Robust Multi-Robot Optimal Path Planning with Temporal Logic Constraints
This addresses robust path planning for multi-robot systems in tasks like persistent monitoring, but it is incremental as it builds on existing LTL-based methods with added robustness analysis.
The paper tackles the problem of planning optimal paths for multiple robots under temporal logic constraints with timing uncertainty, achieving bounds on performance deviation from optimality in the presence of errors.
In this paper we present a method for automatically planning robust optimal paths for a group of robots that satisfy a common high level mission specification. Each robot's motion in the environment is modeled as a weighted transition system, and the mission is given as a Linear Temporal Logic (LTL) formula over a set of propositions satisfied by the regions of the environment.

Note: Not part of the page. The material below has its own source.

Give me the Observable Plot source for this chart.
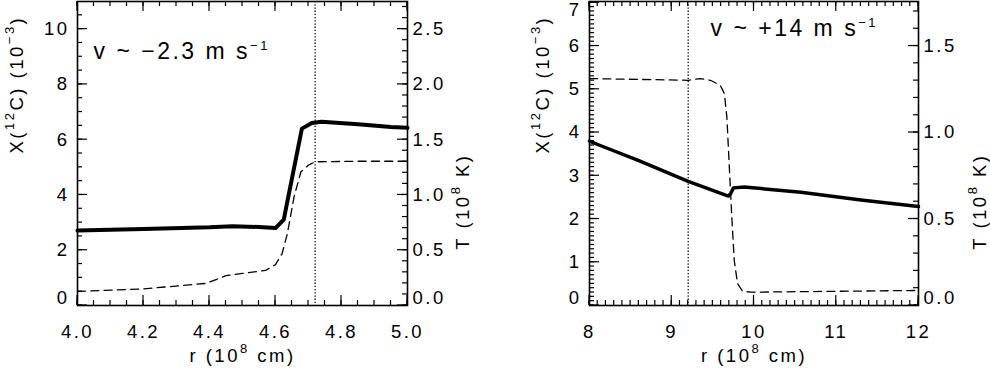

In addition, an optimizing proposition must repeatedly be satisfied. The goal is to minimize the maximum time between satisfying instances of the optimizing proposition while ensuring that the LTL formula is satisfied even with uncertainty in the robots' traveling times. We characterize a class of LTL formulas that are robust to robot timing errors, for which we generate optimal paths if no timing errors are present, and we present bounds on the deviation from the optimal values in the presence of errors. We implement and experimentally evaluate our method considering a persistent monitoring task in a road network environment.